Monitoring the training load
Rate of Perceived Exertion
A simple yet effective method of monitoring the workload of rugby players is to use a Rate of Perceived Exertion (RPE) scale shown in the figure below. This is a 15-point scale which measures the effort or intensity that the player subjectively felt during the training and an example of the scale is presented in the figure below (Foster et al, 2001).
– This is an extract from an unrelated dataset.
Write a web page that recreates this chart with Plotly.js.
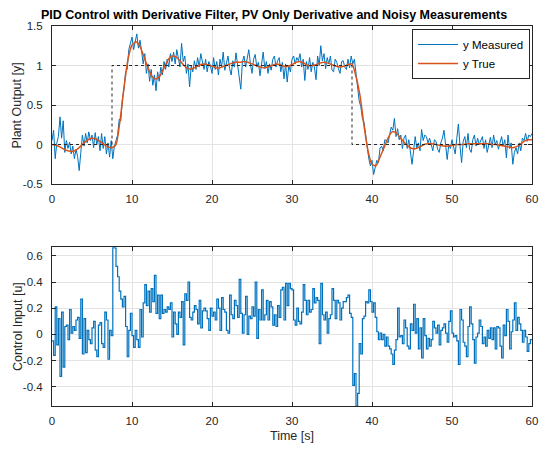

Each player rates the effort or intensity of the training session between 20 and 30 minutes after the session. This is then recorded. The Rate of Perceived Exertion is then multiplied by the duration of the session. This is known as session RPE and has been shown to be a valuable monitoring tool in rugby (Fullarton and Benton, 2015). It gives the coach a way of adding the load of different sessions together to get a daily or weekly load for their players (Scott et al, 2016). For example, a weights session could be given a RPE of 14 and last 45 minutes so 14 x 45 = 630 units of load. The player might then do a pitch training session in the evening which is given a RPE of 12 and lasts 90 minutes so 12 x 90 = 1080 units of load. If these are added together the total is 1710 units of load for that day. The weekly load is then calculated by adding the daily loads together. By monitoring this throughout the season the coach can identify jumps or drop-offs in load being experienced by the player. This can help guide the training programme to make sure coaches are not overloading the players or conversely that not underloading the players.